Set problem:
What is the number of lines that include the word "standalone"? Provide only that figure.

Entries supplied:
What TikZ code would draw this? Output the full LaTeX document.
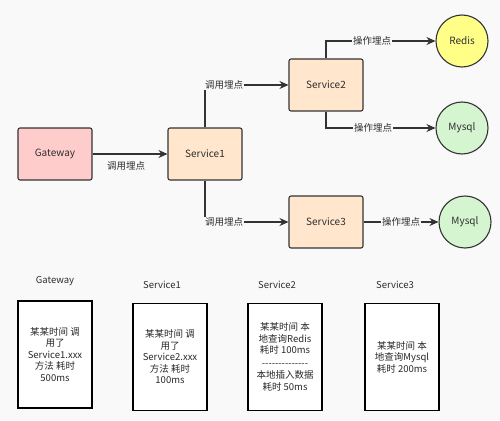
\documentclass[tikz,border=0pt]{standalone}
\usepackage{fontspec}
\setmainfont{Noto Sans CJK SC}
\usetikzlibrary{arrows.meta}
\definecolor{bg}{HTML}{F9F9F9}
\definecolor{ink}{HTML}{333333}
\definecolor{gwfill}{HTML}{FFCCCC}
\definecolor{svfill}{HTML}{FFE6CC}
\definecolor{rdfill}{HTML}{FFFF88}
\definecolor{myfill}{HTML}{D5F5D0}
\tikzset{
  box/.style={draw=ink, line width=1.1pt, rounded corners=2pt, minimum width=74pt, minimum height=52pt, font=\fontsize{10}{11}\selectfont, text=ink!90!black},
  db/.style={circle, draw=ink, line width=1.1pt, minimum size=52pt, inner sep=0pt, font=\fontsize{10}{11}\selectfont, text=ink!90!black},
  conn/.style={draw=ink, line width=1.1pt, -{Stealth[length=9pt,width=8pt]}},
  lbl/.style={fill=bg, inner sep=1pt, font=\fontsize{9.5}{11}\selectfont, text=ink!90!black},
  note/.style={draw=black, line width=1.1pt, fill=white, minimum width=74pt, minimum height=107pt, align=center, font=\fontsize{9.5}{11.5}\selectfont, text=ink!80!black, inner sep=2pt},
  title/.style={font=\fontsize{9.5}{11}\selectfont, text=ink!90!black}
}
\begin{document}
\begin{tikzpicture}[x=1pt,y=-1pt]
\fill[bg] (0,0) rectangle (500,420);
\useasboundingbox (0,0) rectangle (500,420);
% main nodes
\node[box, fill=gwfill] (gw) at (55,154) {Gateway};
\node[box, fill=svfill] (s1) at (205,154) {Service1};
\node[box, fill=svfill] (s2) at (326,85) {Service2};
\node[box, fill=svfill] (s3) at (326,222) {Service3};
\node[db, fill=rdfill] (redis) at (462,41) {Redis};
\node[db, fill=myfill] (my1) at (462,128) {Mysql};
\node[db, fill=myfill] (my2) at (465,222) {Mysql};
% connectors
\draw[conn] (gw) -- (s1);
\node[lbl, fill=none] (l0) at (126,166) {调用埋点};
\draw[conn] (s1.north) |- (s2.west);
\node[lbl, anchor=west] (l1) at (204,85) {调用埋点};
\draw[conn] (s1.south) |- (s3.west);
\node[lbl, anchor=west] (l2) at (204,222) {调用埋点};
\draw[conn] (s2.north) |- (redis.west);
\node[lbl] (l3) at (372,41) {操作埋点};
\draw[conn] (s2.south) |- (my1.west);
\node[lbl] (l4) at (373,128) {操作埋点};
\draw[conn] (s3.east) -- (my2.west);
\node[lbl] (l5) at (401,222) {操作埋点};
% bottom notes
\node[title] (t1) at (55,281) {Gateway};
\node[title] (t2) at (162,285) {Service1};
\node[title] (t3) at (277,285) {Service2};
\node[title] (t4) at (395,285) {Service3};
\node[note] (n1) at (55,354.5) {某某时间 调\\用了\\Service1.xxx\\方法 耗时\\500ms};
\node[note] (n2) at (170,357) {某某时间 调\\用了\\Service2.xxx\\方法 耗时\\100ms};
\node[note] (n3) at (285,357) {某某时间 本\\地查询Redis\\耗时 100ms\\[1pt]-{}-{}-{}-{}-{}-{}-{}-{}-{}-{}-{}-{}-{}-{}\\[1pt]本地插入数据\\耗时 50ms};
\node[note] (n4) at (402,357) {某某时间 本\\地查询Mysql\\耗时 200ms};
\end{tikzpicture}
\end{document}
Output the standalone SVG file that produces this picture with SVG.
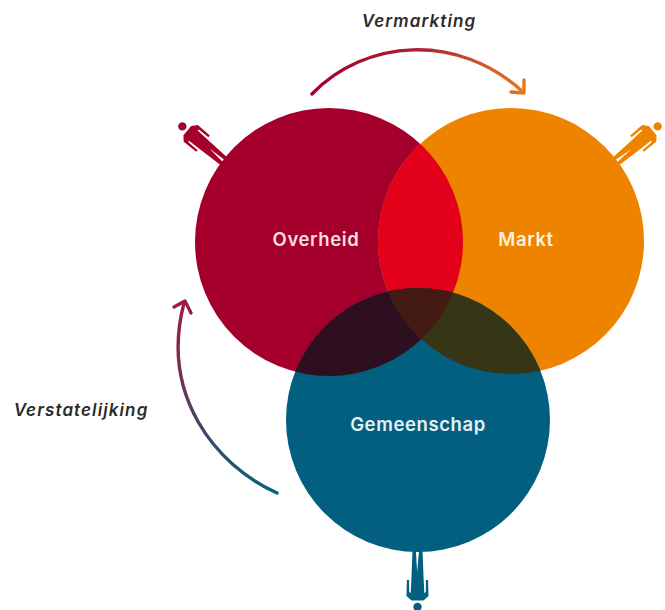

...

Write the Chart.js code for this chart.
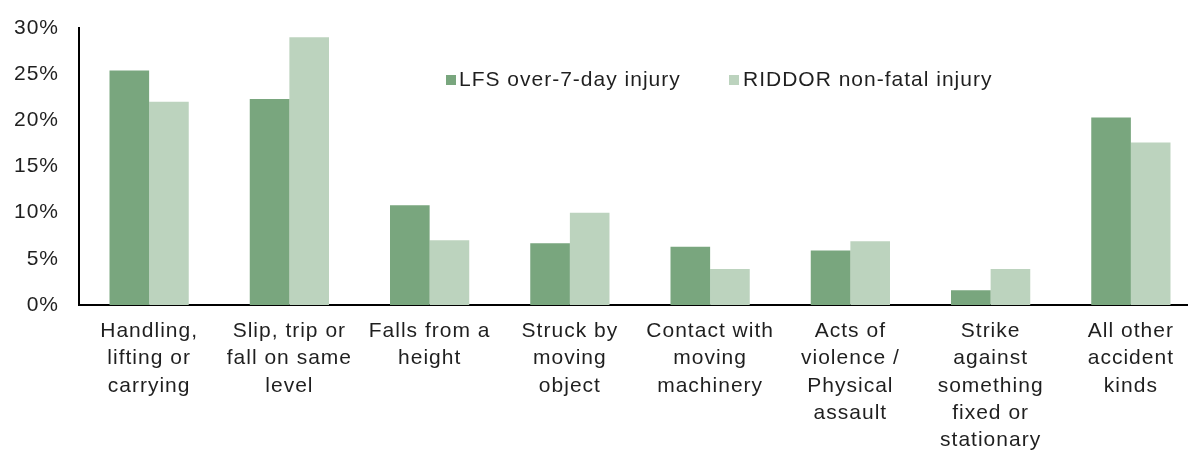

...

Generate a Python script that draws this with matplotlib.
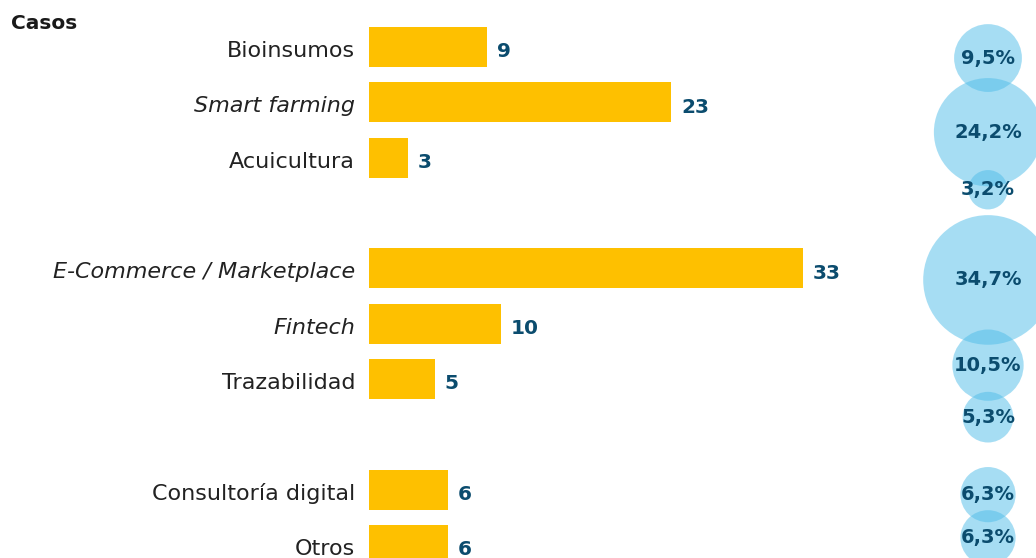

Output for this task:
2